Among active players with 2,000 or more strikeouts, Clayton Kershaw is the youngest. He’s 31 years old and has struck out 2,342. Recent injuries have derailed what was a clear express path to 3,000. He becomes a free agent in 2022. And Kershaw is a good example of how usage is changing the chances to strike out 3,000.

He has not pitched more than seven innings this season. Part of that is to protect him following his back problems. Another portion is seven innings is the norm. Less is also common. Entering the eighth or ninth is almost unheard of. Only two pitchers have thrown two complete games this season. Twenty pitchers have one or more complete games this season. Last year, no pitcher finished with more than two complete games. Only 13 pitchers threw 200 or more innings. 

Yet, strikeout rates are at an all-time high while innings pitched by starters dips. So, let’s look at extrapolation for a younger pitcher, like Trevor Bauer, who is operating in this new era and will do so going forward.

Bauer is 28 years old. He’s struck out 1,035 batters. A decade more of 200 strikeouts per season gets him there -- narrowly. But, the problem for Bauer, like others alluded to above, is he rarely pitches into the eighth inning. Two of his 15 starts this season have gone a full eight innings. Only three have lasted more than seven. Three others have lasted less than six. Most often he pitches six to seven innings. He’s never thrown more than 190 innings in a season.

Let’s call it a 6 ⅔ innings for his average outing going forward. He strikes out 1.1 batters per inning this year. He’s never made more than 31 starts in the season. So, give him 28 starts per year for the next 10 years. That gives Bauer 205 strikeouts per season, on average, and discounts any future regression (which is likely). Together, Bauer could crack 3,000 strikeouts in his age-38 season. Any steps back -- a season of 21 starts because of injury, a reduction in innings on average, his strikeout totals reducing in the typical fashion of a pitcher in his mid-30s -- would cost him his slim chance.

In between Kershaw and Bauer are a variety of 30-something pitchers on the downside of their careers. Jon Lester is 35. He has 2,259 strikeouts. Cole Hamels is also 35. He’s at 2,498. Felix Hernandez has struck out 2,501. He’s 35 years old and left a rehabilitation start for Triple-A Tacoma early on Friday because of fatigue. Zack Greinke is 35. His 2,520 strikeouts give him an outside shot, as does his ability to pitch well despite an ongoing reduction in velocity. 

Pitchers of that ilk often found career-extending deals in the past.

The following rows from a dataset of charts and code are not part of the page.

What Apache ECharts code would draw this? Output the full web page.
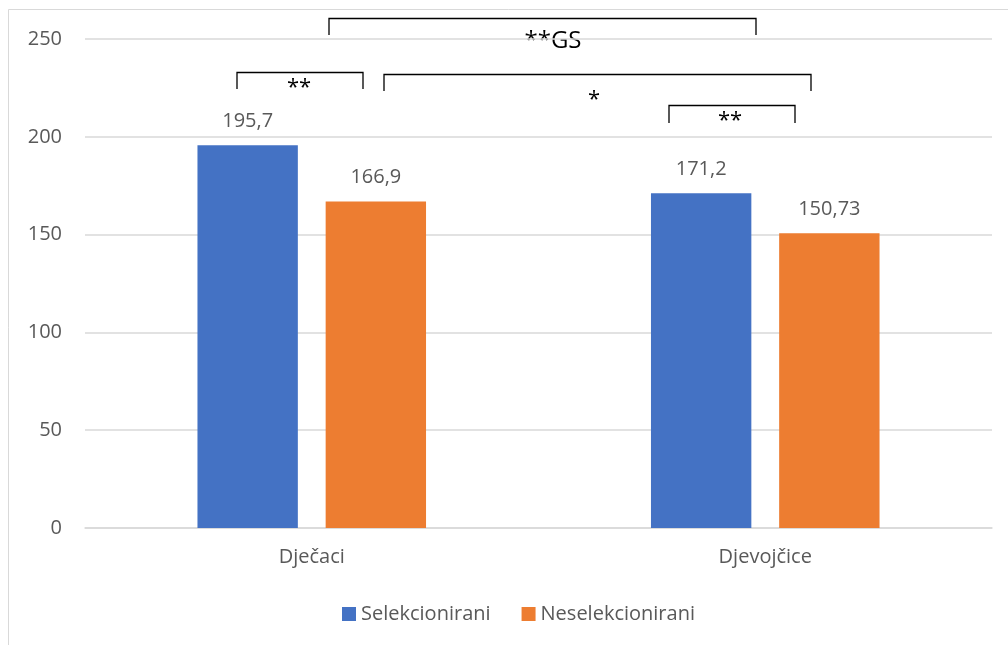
<!DOCTYPE html>
<html>
<head>
<meta charset="utf-8">
<script src="https://cdn.jsdelivr.net/npm/echarts@6/dist/echarts.min.js"></script>
<style>
html,body{margin:0;padding:0;background:#fff;}
#main{width:1008px;height:645px;}
</style>
</head>
<body>
<div id="main"></div>
<script>
const categories = ['Dječaci', 'Djevojčice'];
const seriesNames = ['Selekcionirani', 'Neselekcionirani'];
const selekcionirani = [195.7, 171.2];
const neselekcionirani = [166.9, 150.73];
const yTicks = [0, 50, 100, 150, 200, 250];

const FONT = '"Open Sans", "Noto Sans", sans-serif';
const TXT = '#595959';

const chart = echarts.init(document.getElementById('main'), null, {renderer: 'canvas'});

function bracket(x1, x2, yTop, yBot) {
  return {
    type: 'polyline', silent: true,
    shape: {points: [[x1, yBot], [x1, yTop], [x2, yTop], [x2, yBot]]},
    style: {stroke: '#000', lineWidth: 1.3, fill: null}
  };
}
function star(x, y, t, size) {
  return {
    type: 'text', silent: true, x: x, y: y,
    style: {text: t, font: size + 'px ' + FONT, fill: '#000', align: 'center', verticalAlign: 'middle'}
  };
}

const labelOpt = {
  show: true, position: 'top', distance: 14,
  fontFamily: FONT, fontSize: 20, color: TXT,
  formatter: p => String(p.value).replace('.', ',')
};

chart.setOption({
  animation: false,
  backgroundColor: '#fff',
  grid: {left: 85, right: 16, top: 39, bottom: 117},
  legend: {
    data: seriesNames, left: 337, top: 599,
    icon: 'rect', itemWidth: 14, itemHeight: 14, itemGap: 31,
    textStyle: {fontFamily: FONT, fontSize: 20, color: TXT}
  },
  xAxis: {
    type: 'category', data: categories,
    axisLine: {show: true, lineStyle: {color: '#D9D9D9', width: 1.5}},
    axisTick: {show: false},
    axisLabel: {fontFamily: FONT, fontSize: 20, color: TXT, margin: 19}
  },
  yAxis: {
    type: 'value', min: yTicks[0], max: yTicks[yTicks.length - 1], interval: 50,
    axisLine: {show: false}, axisTick: {show: false},
    splitLine: {lineStyle: {color: '#D9D9D9', width: 1.5}},
    axisLabel: {fontFamily: FONT, fontSize: 20, color: TXT, margin: 23}
  },
  series: [
    {name: seriesNames[0], type: 'bar', data: selekcionirani, itemStyle: {color: '#4472C4'},
     barGap: '27.7%', barCategoryGap: '49.6%', label: labelOpt},
    {name: seriesNames[1], type: 'bar', data: neselekcionirani, itemStyle: {color: '#ED7D31'},
     label: labelOpt}
  ],
  graphic: [
    {type: 'rect', silent: true, shape: {x: 8.5, y: 9.5, width: 1100, height: 700},
     style: {stroke: '#D9D9D9', lineWidth: 1, fill: null}},
    bracket(329, 756, 18.5, 35),
    star(553, 41, '**GS', 24),
    bracket(237, 363, 72.5, 89),
    star(299, 88, '**', 22),
    bracket(384, 811, 74.5, 91),
    star(594, 100, '*', 22),
    bracket(669, 795, 105.5, 123),
    star(730, 121, '**', 22)
  ]
});
</script>
</body>
</html>
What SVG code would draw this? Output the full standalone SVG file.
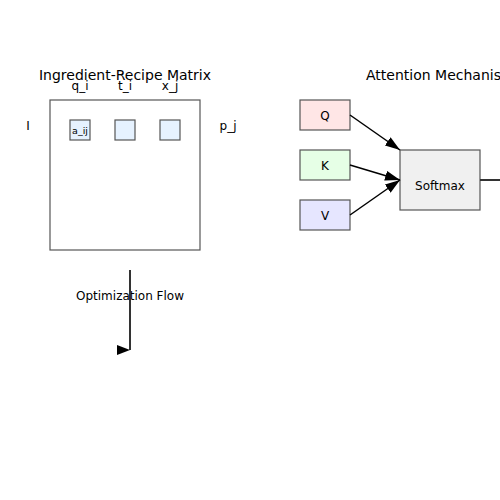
<svg xmlns="http://www.w3.org/2000/svg" width="500" height="500" viewBox="0 0 500 500">
<defs>
<style>
text{font-family:"DejaVu Sans",sans-serif;fill:#000}
.title{font-size:14px;text-anchor:middle}
.lbl{font-size:12px;text-anchor:middle}
.box{stroke:#555;stroke-width:1.2}
.cell{fill:#e6f2ff;stroke:#555;stroke-width:1.2}
.conn{stroke:#000;stroke-width:1.5;fill:none}
.conn2{stroke:#333;stroke-width:2;fill:none}
</style>
<marker id="ah" viewBox="0 0 10 10" refX="10" refY="5" markerWidth="15" markerHeight="10" markerUnits="userSpaceOnUse" orient="auto" preserveAspectRatio="none">
<path d="M0,0 L10,5 L0,10 z" fill="#000"/>
</marker>
<marker id="ah0" viewBox="0 0 10 10" refX="10" refY="5" markerWidth="13" markerHeight="10" markerUnits="userSpaceOnUse" orient="0" preserveAspectRatio="none">
<path d="M0,0 L10,5 L0,10 z" fill="#000"/>
</marker>
</defs>
<rect width="500" height="500" fill="#fff"/>
<g id="matrix">
<text class="title" x="125" y="80">Ingredient-Recipe Matrix</text>
<rect class="box" x="50" y="100" width="150" height="150" fill="#fff"/>
<text class="lbl" x="80" y="90">q_i</text>
<text class="lbl" x="125" y="90">t_i</text>
<text class="lbl" x="170" y="90">x_j</text>
<text class="lbl" x="28" y="130">I</text>
<text class="lbl" x="228" y="130">p_j</text>
</g>
<g id="cell1"><rect class="cell" x="70" y="120" width="20" height="20"/><text x="80" y="134" style="font-size:9.5px;text-anchor:middle">a_ij</text></g>
<g id="cell2"><rect class="cell" x="115" y="120" width="20" height="20"/></g>
<g id="cell3"><rect class="cell" x="160" y="120" width="20" height="20"/></g>
<g id="attention-title"><text x="366" y="80" style="font-size:14px">Attention Mechanism</text></g>
<g id="Q"><rect class="box" x="300" y="100" width="50" height="30" fill="#ffe6e6"/><text class="lbl" x="325" y="120">Q</text></g>
<g id="K"><rect class="box" x="300" y="150" width="50" height="30" fill="#e6ffe6"/><text class="lbl" x="325" y="170">K</text></g>
<g id="V"><rect class="box" x="300" y="200" width="50" height="30" fill="#e6e6ff"/><text class="lbl" x="325" y="220">V</text></g>
<g id="softmax"><rect class="box" x="400" y="150" width="80" height="60" fill="#f0f0f0"/><text class="lbl" x="440" y="190">Softmax</text></g>
<g id="flow-label"><text class="lbl" x="130" y="300">Optimization Flow</text></g>
<g id="connectors">
<line class="conn" x1="350" y1="115" x2="400" y2="150" marker-end="url(#ah)"/>
<line class="conn" x1="350" y1="165" x2="400" y2="180" marker-end="url(#ah)"/>
<line class="conn" x1="350" y1="215" x2="400" y2="180" marker-end="url(#ah)"/>
<line class="conn2" x1="480" y1="180" x2="500" y2="180"/>
<path class="conn2" d="M130,270 L130,350" marker-end="url(#ah0)"/>
</g>
</svg>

Now, teams are more likely to pay a younger starter much less instead of being on the hook for $10 million or more for a veteran winding down. Or, if they are signed, it’s only a one- or two-year deal. One guy who has a chance: 30-year-old Stephen Strasburg. His strikeout rate has held during his career -- and into this season. The question, as always, is health. It took Strasburg nine-plus seasons just to hit the midway point (1,554 coming into Saturday’s start).

Scherzer’s path is not in doubt. He will need around 240 strikeouts next season to hit it. Which means be prepared sometime in late August when Scherzer will be checking off another milestone, one which will be a challenge to hit again.